Working with Sessions#
This topic guide covers how to work with one of the core abstractions of Tumult
Analytics: Session
. In particular, we
will demonstrate the different ways that a Session can be initialized and
examined. For a simple end-to-end usage example of a Session, a better place to
start is the privacy budget tutorial.
At a high level, a Session allows you to evaluate queries on private data in a way that satisfies differential privacy. When creating a Session, private data must first be loaded into it, along with a privacy budget. You can then use pieces of the total privacy budget to evaluate queries and return differentially private results. Tumult Analytics’ privacy promise and its caveats are described in detail in the privacy promise topic guide.
Constructing a Session#
There are two ways to construct a Session:
directly by initializing it from a data source
or using a Session Builder.
Both options are described below – for even more details, consult the
Session API Reference
.
Initializing from a data source#
Sessions are constructed from Spark DataFrames
.
For example, with a dataframe named spark_df
you can construct a Session
using from_dataframe()
as follows:
session_from_dataframe = Session.from_dataframe(
privacy_budget=PureDPBudget(2),
source_id="my_private_data",
dataframe=spark_df,
protected_change=AddOneRow(),
)
When you load a Spark DataFrame into a Session, you don’t need to specify the
schema of the source; it is automatically inferred from the DataFrame’s schema.
Recall from the first steps tutorial that source_id
is
simply a unique identifier for the private data that is used when constructing
queries.
Using a Session Builder#
For analysis use cases involving only one private data source,
from_dataframe()
is a convenient way of
initializing a Session. However, when you have multiple sources of data, a
Session Builder
may be used
instead. First, create your Builder:
session_builder = Session.Builder()
Next, add a private source to it:
session_builder = session_builder.with_private_dataframe(
source_id="my_private_data",
dataframe=spark_df,
protected_change=AddOneRow(),
)
You may add additional private sources to the Session, although this is a more advanced and uncommon use case. Suppose you had additional private data stored in a CSV file:
name, salary
alice, 52000
bob, 75000
carol, 96000
...
First load the data into a Spark dataframe, then add it to the Session:
salary_df = spark.read.csv(private_csv_path, header=True, inferSchema=True)

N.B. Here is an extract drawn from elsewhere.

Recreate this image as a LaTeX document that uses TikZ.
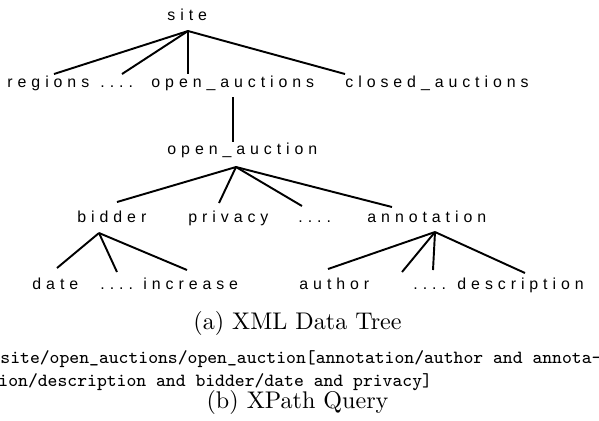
\documentclass[tikz,border=0pt]{standalone}
\usepackage{fontspec}
\newfontfamily\treefont[LetterSpace=31]{Liberation Sans}
\usetikzlibrary{calc}
\begin{document}
\begin{tikzpicture}[x=0.415pt,y=-0.415pt,
  tn/.style={font=\treefont\fontsize{6.6}{8}\selectfont, inner sep=0pt, anchor=base west},
  captxt/.style={font=\fontsize{10}{12}\selectfont, inner sep=0pt, anchor=base},
  query/.style={font=\fontsize{7.7}{9}\selectfont\ttfamily, inner sep=0pt, anchor=base west},
  edge/.style={line width=0.8pt, black}]
\fill[white] (0,0) rectangle (599,420);
\useasboundingbox (0,0) rectangle (599,420);
% level 0
\node[tn] (site) at (167,20) {site};
% level 1
\node[tn] (regions) at (7,87) {regions};
\node[tn] (dotsa) at (100,87) {....};
\node[tn] (oas) at (151,87) {open\_auctions};
\node[tn] (cas) at (345,87) {closed\_auctions};
% level 2
\node[tn] (oa) at (167,154) {open\_auction};
% level 3
\node[tn] (bidder) at (77,222) {bidder};
\node[tn] (privacy) at (188,222) {privacy};
\node[tn] (dotsb) at (298,222) {....};
\node[tn] (annot) at (367,222) {annotation};
% level 4
\node[tn] (date) at (32,289) {date};
\node[tn] (dotsc) at (100,289) {....};
\node[tn] (incr) at (143,289) {increase};
\node[tn] (author) at (299,289) {author};
\node[tn] (dotsd) at (413,289) {....};
\node[tn] (descr) at (457,289) {description};
% edges
\draw[edge] ($(site.base west)+(21,11)$) -- ($(regions.base west)+(47,-13)$);
\draw[edge] ($(site.base west)+(21,11)$) -- ($(dotsa.base west)+(22,-13)$);
\draw[edge] ($(site.base west)+(21,11)$) -- ($(oas.base west)+(37,-13)$);
\draw[edge] ($(site.base west)+(21,11)$) -- ($(cas.base west)+(0,-13)$);
\draw[edge] ($(oas.base west)+(82,10)$) -- ($(oa.base west)+(66,-12)$);
\draw[edge] ($(oa.base west)+(69,13)$) -- ($(bidder.base west)+(40,-20)$);
\draw[edge] ($(oa.base west)+(69,13)$) -- ($(privacy.base west)+(31,-19)$);
\draw[edge] ($(oa.base west)+(69,13)$) -- ($(dotsb.base west)+(4,-16)$);
\draw[edge] ($(oa.base west)+(69,13)$) -- ($(annot.base west)+(25,-15)$);
\draw[edge] ($(bidder.base west)+(22,11)$) -- ($(date.base west)+(25,-21)$);
\draw[edge] ($(bidder.base west)+(22,11)$) -- ($(dotsc.base west)+(17,-17)$);
\draw[edge] ($(bidder.base west)+(22,11)$) -- ($(incr.base west)+(44,-19)$);
\draw[edge] ($(annot.base west)+(68,10)$) -- ($(author.base west)+(29,-20)$);
\draw[edge] ($(annot.base west)+(68,10)$) -- ($(dotsd.base west)+(-11,-17)$);
\draw[edge] ($(annot.base west)+(68,10)$) -- ($(dotsd.base west)+(20,-19)$);
\draw[edge] ($(annot.base west)+(68,10)$) -- ($(descr.base west)+(68,-16)$);
% captions
\node[captxt] (capa) at (297.5,329) {(a) XML Data Tree};
\node[query] (q1) at (0,363) {site/open\_auctions/open\_auction[annotation/author and annota-};
\node[query] (q2) at (-2,386) {ion/description and bidder/date and privacy]};
\node[captxt] (capb) at (297.5,408) {(b) XPath Query};
\end{tikzpicture}
\end{document}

session_builder = session_builder.with_private_dataframe(
source_id="my_other_private_data",
dataframe=salary_df,
protected_change=AddOneRow(),
)
Any data file format supported by Spark can be used with Tumult Analytics this way. See the Spark data sources documentation for more details on what formats are supported and the available options for them.
A more common use case is to register public data with your Session (e.g., for use in join operations with the private source).
session_builder = session_builder.with_public_dataframe(
source_id="my_public_data",
dataframe=public_df,
)
Public sources can also be added retroactively after a Session is created using
the add_public_dataframe()
method.
When using a Session Builder, you must specify the overall privacy budget separately:
session_builder = session_builder.with_privacy_budget(PureDPBudget(1))
Once your Session is configured, the final step is to build it:
session = session_builder.build()
Examining a Session’s state#
After creation, a Session exposes several pieces of information. You can list the
string identifiers of available private or public data sources using
private_sources
or
public_sources
, respectively.
print(session.private_sources)
print(session.public_sources)
['my_other_private_data', 'my_private_data']
['my_public_data']
These IDs will typically be used when constructing queries, to specify which data
source a query refers to. They can also be used to access schema information about
individual data sources, through
get_schema()
.
print(session.get_schema('my_private_data'))
{'name': ColumnDescriptor(column_type=ColumnType.VARCHAR, allow_null=True, allow_nan=False, allow_inf=False),
'age': ColumnDescriptor(column_type=ColumnType.INTEGER, allow_null=True, allow_nan=False, allow_inf=False),
'grade': ColumnDescriptor(column_type=ColumnType.DECIMAL, allow_null=True, allow_nan=True, allow_inf=True)}
As you can see, Schemas contain information about what columns are in the data, what their types are, and whether each column can contain null, NaN, or infinite values.
You can access the underlying DataFrames of public sources directly using
public_source_dataframes
.
Note that there is no corresponding accessor for private source DataFrames;
after creating a Session, the private data should not be inspected or modified.
The last key piece of information a Session exposes is how much privacy budget
the Session has left. As you evaluate queries, the Session’s remaining budget will
decrease. The currently-available privacy budget can be accessed through
remaining_privacy_budget
.
For example, we can inspect the budget of our Session created from the Builder above:
print(session.remaining_privacy_budget)
PureDPBudget(epsilon=1)
We have not evaluated any queries yet using this Session, so the remaining budget is the same as the total budget that we initialized the Session with earlier.